E de se notar que a evidência permanece sempre o parâmetro com base no qual se mede e reconhece a verdade, mas é, somente uma evidência empírica: é a evidência tal como aparece aos sentidos e não tal como aparece à razão. Mais do que nunca são aqui relevantes as pesadas hipotecas sensísticas do cânone epicureu que o tomam inadequado e insuficiente quanto às exigências para a construção da própria física epicúreia. De fato, os conceitos-base da física epicúreia, como os “átomos”, o “vazio” e a “queda dos átomos”, não são coisas evidentes por si, pelo motivo de que não são sensorialmente aceitáveis. Mas, diz Epicuro, são coisas não evidentes, supostas e opinadas para explicar os fenômenos e de acordo com os fenômenos. Mas, evidentemente, Epicuro está bem longe de poder demonstrar que os átomos, o vazio e a queda sejam as únicas coisas que podemos supor para explicar os fenômenos, porque outros princípios, inteiramente diversos destes, poderiam igualmente se vangloriar da “falta de testemunho contrário” por parte da experiência.
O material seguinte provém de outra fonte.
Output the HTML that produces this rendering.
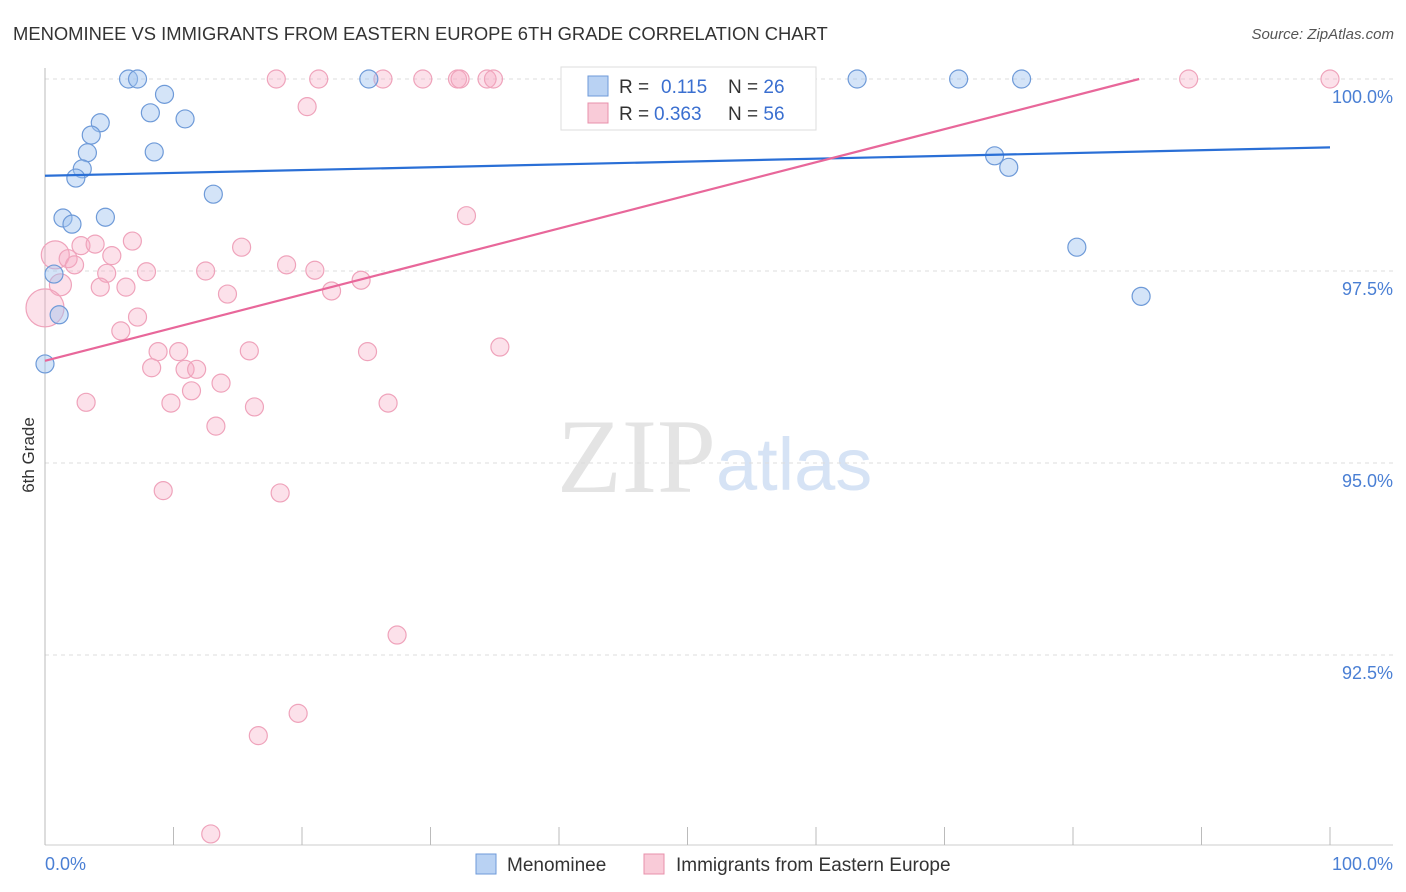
<!DOCTYPE html>
<html><head><meta charset="utf-8"><style>
body{margin:0;background:#fff;font-family:"Liberation Sans",sans-serif}
svg{display:block}
</style></head><body>
<svg id="chart" width="1406" height="892">
<text x="13" y="40" font-size="18.4" fill="#333">MENOMINEE VS IMMIGRANTS FROM EASTERN EUROPE 6TH GRADE CORRELATION CHART</text>
<text x="1394" y="39" font-size="15" fill="#555" font-style="italic" text-anchor="end">Source: ZipAtlas.com</text>
<text x="716" y="492" font-size="106" fill="#e4e4e4" text-anchor="end" font-family="Liberation Serif">ZIP</text>
<text x="716" y="490" font-size="74" fill="#d6e3f5">atlas</text>
<g id="grid"></g>
<g id="axes"></g>
<g id="marks"></g>
<text transform="translate(34,455) rotate(-90)" font-size="17" fill="#333" text-anchor="middle">6th Grade</text>
<g>
<rect x="561" y="67" width="255" height="63" fill="#fff" stroke="#ddd"/>
<rect x="588" y="76" width="20" height="20" fill="#b9d2f3" stroke="#6e9ad8"/>
<rect x="588" y="103" width="20" height="20" fill="#f9cbd8" stroke="#e890ab"/>
<text x="619" y="93" font-size="19" fill="#333">R = <tspan fill="#3a6fd0" x="661">0.115</tspan><tspan x="728">N = </tspan><tspan fill="#3a6fd0">26</tspan></text>
<text x="619" y="120" font-size="19" fill="#333">R = <tspan fill="#3a6fd0" x="654">0.363</tspan><tspan x="728">N = </tspan><tspan fill="#3a6fd0">56</tspan></text>
</g>
<g>
<rect x="476" y="854" width="20" height="20" fill="#b9d2f3" stroke="#6e9ad8"/>
<text x="507" y="871" font-size="19" fill="#333">Menominee</text>
<rect x="644" y="854" width="20" height="20" fill="#f9cbd8" stroke="#e890ab"/>
<text x="676" y="871" font-size="19" fill="#333">Immigrants from Eastern Europe</text>
</g>
</svg>
<script>
const yTicks=[100,97.5,95,92.5];
const yTickLabels=["100.0%","97.5%","95.0%","92.5%"];
const blueX=[6.5,7.2,25.2,63.2,71.1,76.0,9.3,8.2,4.3,10.9,3.6,3.3,8.5,2.9,2.4,13.1,4.7,1.4,2.1,0.7,1.1,0.0,73.9,75.0,80.3,85.3];
const blueY=[100,100,100,100,100,100,99.80,99.56,99.43,99.48,99.27,99.04,99.05,98.83,98.71,98.50,98.20,98.19,98.11,97.46,96.93,96.29,99.0,98.85,97.81,97.17];
const pinkX=[18.0,21.3,26.3,29.4,32.1,32.3,34.4,34.9,89.0,100,20.4,32.8,0.8,1.8,2.8,3.9,6.8,15.3,5.2,2.3,4.8,7.9,12.5,18.8,21.0,24.6,1.2,4.3,6.3,14.2,22.3,0,7.2,5.9,8.8,10.4,15.9,25.1,35.4,8.3,10.9,11.8,13.7,11.4,3.2,9.8,16.3,26.7,13.3,9.2,18.3,27.4,19.7,16.6,12.9];
const pinkY=[100,100,100,100,100,100,100,100,100,100,99.64,98.22,97.71,97.66,97.83,97.85,97.89,97.81,97.70,97.58,97.47,97.49,97.50,97.58,97.51,97.38,97.32,97.29,97.29,97.20,97.24,97.02,96.90,96.72,96.45,96.45,96.46,96.45,96.51,96.24,96.22,96.22,96.04,95.94,95.79,95.78,95.73,95.78,95.48,94.64,94.61,92.76,91.74,91.45,90.17];
const pinkBig=[0,0,0,0,0,0,0,0,0,0,0,0,2,0,0,0,0,0,0,0,0,0,0,0,0,0,1,0,0,0,0,3,0,0,0,0,0,0,0,0,0,0,0,0,0,0,0,0,0,0,0,0,0,0,0];
const blueTrend=[98.74,99.11];
const pinkTrend=[96.33,100.64];
const NS="http://www.w3.org/2000/svg";
const X=v=>45+v*12.85, Y=v=>79+(100-v)*76.8;
function mk(t,a,p){const e=document.createElementNS(NS,t);for(const k in a)e.setAttribute(k,a[k]);p.appendChild(e);return e;}
const grid=document.getElementById('grid'),axes=document.getElementById('axes'),marks=document.getElementById('marks');
yTicks.forEach((t,i)=>{
 const l=mk('line',{x1:45,x2:1393,y1:Y(t),y2:Y(t),stroke:'#ddd','stroke-dasharray':'4,4'},grid);
 
 
 const tx=mk('text',{x:1393,y:Y(t)+24,'font-size':18,fill:'#4a7fd4','text-anchor':'end'},axes);
 tx.textContent=yTickLabels[i];
 
 
});
mk('line',{x1:45,x2:45,y1:68,y2:845,stroke:'#bbb'},axes);
mk('line',{x1:45,x2:1393,y1:845,y2:845,stroke:'#ccc'},axes);
for(let i=0;i<=10;i++){const t=mk('line',{x1:X(i*10),x2:X(i*10),y1:827,y2:845,stroke:'#bbb'},axes);
 
 }
let a=mk('text',{x:45,y:870,'font-size':18,fill:'#4a7fd4'},axes);a.textContent='0.0%';


a=mk('text',{x:1393,y:870,'font-size':18,fill:'#4a7fd4','text-anchor':'end'},axes);a.textContent='100.0%';


pinkX.forEach((x,i)=>{const r=[9,11,14,19][pinkBig[i]];
 const c=mk('circle',{cx:X(x),cy:Y(pinkY[i]),r:r,fill:'rgba(245,170,195,0.35)',stroke:'#efa3bb','stroke-width':1.2},marks);
 
 });
blueX.forEach((x,i)=>{
 const c=mk('circle',{cx:X(x),cy:Y(blueY[i]),r:9,fill:'rgba(160,195,240,0.45)',stroke:'#6e9ad8','stroke-width':1.2},marks);
 
 });
let bl=mk('line',{x1:X(0),y1:Y(blueTrend[0]),x2:X(100),y2:Y(blueTrend[1]),stroke:'#2a6fd6','stroke-width':2.2},marks);


const slope=(pinkTrend[1]-pinkTrend[0])/100;
const xEnd=Math.min(100,(100-pinkTrend[0])/slope);
let pl=mk('line',{x1:X(0),y1:Y(pinkTrend[0]),x2:X(xEnd),y2:Y(pinkTrend[0]+slope*xEnd),stroke:'#e8679a','stroke-width':2.2},marks);


</script>
</body></html>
Recordemos, enfim, que há tempos os estudiosos revelaram que, a partir da afirmação de que todas as sensações são verda­deiras, pode-se deduzir tanto o objetivismo absoluto, como faz Epicuro, como o subjetivismo absoluto, como fazia Protágoras. A verdade é que tanto a física como a ética epicúreia, em todo caso, vão muito além daquilo que o cânone que vimos permitiria sozinho.